══ DATA TO USE

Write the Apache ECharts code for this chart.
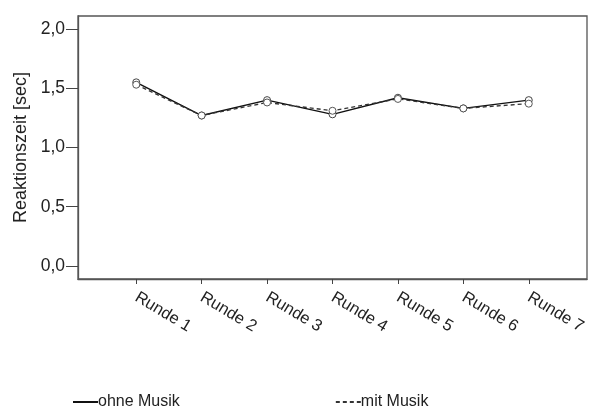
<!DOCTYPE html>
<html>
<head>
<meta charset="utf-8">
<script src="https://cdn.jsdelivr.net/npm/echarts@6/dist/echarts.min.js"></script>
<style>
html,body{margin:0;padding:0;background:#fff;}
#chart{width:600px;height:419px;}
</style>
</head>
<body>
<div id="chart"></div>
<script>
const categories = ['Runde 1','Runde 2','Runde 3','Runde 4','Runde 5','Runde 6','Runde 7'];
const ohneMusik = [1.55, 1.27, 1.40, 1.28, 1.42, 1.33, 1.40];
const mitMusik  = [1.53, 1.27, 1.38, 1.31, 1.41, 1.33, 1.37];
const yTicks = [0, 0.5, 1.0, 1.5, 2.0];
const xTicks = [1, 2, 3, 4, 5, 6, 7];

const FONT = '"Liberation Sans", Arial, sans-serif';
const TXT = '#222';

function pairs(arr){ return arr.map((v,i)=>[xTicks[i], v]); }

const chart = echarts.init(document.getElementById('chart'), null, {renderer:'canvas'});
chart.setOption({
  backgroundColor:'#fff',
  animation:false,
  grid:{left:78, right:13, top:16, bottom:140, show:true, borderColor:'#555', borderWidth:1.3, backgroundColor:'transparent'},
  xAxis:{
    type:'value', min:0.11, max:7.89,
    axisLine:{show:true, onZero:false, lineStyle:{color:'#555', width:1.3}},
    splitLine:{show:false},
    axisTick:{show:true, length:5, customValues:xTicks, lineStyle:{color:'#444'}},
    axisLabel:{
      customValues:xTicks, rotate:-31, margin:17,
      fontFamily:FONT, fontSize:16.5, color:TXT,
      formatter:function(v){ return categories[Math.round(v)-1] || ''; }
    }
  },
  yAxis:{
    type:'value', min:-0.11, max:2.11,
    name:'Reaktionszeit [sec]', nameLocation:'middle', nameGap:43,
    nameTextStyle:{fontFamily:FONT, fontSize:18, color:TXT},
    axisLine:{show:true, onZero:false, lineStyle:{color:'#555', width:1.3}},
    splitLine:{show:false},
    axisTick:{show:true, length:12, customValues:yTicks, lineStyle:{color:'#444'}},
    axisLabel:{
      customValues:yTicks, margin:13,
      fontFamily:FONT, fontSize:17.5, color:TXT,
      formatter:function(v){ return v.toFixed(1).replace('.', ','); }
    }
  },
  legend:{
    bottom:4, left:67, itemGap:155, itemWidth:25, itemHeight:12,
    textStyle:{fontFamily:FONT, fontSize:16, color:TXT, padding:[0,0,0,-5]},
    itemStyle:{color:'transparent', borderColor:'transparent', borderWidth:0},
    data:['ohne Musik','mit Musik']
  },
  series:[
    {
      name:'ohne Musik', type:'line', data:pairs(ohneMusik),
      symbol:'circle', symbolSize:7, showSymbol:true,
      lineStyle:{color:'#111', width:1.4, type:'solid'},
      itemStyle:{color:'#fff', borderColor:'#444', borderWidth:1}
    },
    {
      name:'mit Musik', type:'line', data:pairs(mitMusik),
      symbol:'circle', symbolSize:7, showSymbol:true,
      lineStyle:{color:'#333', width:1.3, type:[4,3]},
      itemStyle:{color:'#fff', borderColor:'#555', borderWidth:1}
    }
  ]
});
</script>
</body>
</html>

════
══ DATA TO USE

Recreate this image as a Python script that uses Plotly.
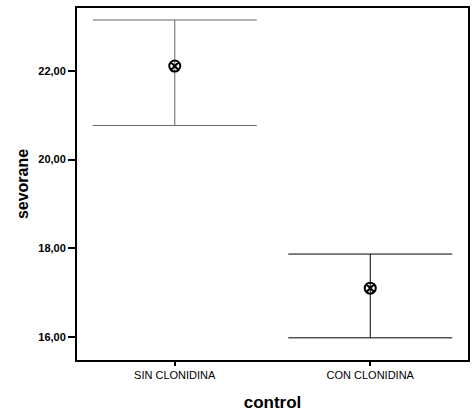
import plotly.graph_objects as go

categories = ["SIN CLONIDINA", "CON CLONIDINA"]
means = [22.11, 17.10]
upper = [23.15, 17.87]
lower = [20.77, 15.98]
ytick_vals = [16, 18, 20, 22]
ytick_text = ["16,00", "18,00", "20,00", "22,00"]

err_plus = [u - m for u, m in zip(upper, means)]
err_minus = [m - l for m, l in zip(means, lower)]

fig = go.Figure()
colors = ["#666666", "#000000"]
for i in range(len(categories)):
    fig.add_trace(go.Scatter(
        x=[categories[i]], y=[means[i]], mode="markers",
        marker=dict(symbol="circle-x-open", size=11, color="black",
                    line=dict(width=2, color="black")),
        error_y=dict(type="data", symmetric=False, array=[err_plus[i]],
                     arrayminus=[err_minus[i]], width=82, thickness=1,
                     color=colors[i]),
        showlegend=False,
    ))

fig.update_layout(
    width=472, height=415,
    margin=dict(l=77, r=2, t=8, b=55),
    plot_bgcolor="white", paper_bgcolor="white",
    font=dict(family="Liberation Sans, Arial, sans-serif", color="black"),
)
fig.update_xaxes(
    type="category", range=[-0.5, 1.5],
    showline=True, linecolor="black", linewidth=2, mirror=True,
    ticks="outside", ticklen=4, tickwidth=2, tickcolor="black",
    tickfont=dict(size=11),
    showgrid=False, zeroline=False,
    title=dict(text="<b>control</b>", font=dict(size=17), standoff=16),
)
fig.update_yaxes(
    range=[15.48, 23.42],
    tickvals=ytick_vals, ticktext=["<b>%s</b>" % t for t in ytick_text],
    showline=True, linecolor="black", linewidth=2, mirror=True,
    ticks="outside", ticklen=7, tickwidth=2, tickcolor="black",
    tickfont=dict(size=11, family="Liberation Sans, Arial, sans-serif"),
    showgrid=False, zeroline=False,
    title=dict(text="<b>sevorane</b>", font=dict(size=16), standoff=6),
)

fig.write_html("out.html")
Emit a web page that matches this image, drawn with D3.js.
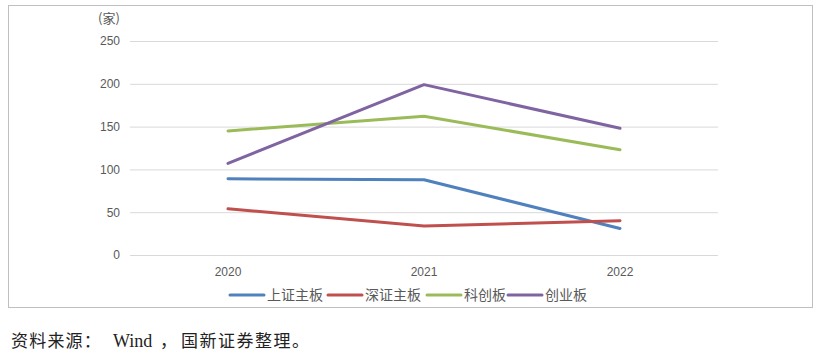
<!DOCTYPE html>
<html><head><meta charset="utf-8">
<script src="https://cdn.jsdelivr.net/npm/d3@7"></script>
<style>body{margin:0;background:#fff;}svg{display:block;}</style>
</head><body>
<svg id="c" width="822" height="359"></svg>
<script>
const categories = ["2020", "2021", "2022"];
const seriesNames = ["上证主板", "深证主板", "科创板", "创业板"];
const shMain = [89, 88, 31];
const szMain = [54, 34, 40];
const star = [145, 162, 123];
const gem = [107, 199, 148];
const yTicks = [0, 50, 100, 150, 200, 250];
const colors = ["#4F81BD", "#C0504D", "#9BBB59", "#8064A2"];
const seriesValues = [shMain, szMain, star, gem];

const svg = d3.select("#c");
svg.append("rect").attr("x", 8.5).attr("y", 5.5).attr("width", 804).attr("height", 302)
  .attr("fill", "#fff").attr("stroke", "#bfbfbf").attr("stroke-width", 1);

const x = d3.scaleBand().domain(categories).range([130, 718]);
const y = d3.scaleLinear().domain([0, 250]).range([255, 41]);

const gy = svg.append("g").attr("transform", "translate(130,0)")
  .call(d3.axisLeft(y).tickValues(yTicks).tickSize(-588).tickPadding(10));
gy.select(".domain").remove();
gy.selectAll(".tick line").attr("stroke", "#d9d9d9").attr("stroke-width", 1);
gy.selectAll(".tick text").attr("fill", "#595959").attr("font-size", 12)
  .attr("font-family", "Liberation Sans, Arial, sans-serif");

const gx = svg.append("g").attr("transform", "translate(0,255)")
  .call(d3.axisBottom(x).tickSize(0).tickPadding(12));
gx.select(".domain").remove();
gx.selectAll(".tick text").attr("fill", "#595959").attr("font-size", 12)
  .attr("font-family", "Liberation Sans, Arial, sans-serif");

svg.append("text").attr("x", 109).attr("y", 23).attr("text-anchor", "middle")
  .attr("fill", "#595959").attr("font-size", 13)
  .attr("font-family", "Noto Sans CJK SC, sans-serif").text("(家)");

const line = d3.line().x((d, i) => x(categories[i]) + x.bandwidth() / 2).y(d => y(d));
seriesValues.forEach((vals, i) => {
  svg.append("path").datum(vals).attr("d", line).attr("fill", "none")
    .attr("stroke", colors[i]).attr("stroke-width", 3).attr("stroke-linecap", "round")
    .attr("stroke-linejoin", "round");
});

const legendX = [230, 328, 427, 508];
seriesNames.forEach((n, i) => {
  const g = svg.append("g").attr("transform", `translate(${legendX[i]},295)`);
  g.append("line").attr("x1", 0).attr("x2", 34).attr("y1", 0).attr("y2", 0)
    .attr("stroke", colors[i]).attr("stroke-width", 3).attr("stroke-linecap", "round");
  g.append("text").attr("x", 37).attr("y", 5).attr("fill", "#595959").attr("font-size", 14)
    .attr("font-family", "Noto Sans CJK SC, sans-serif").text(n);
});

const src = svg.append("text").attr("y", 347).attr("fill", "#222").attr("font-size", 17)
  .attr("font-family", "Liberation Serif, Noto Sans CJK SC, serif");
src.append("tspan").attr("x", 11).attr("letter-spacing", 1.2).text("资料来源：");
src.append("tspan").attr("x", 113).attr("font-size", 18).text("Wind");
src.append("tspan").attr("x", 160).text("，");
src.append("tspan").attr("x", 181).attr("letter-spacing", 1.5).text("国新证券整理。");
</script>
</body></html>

════

> [THE PROBLEM]: Show the lines where the word "script" appears in the entries.

> [CORRECT RESPONSE]:
<script src="https://cdn.jsdelivr.net/npm/echarts@6/dist/echarts.min.js"></script>
<script>
</script>
Recreate this image as a Python script that uses Plotly.
<script src="https://cdn.jsdelivr.net/npm/d3@7"></script>
<script>
</script>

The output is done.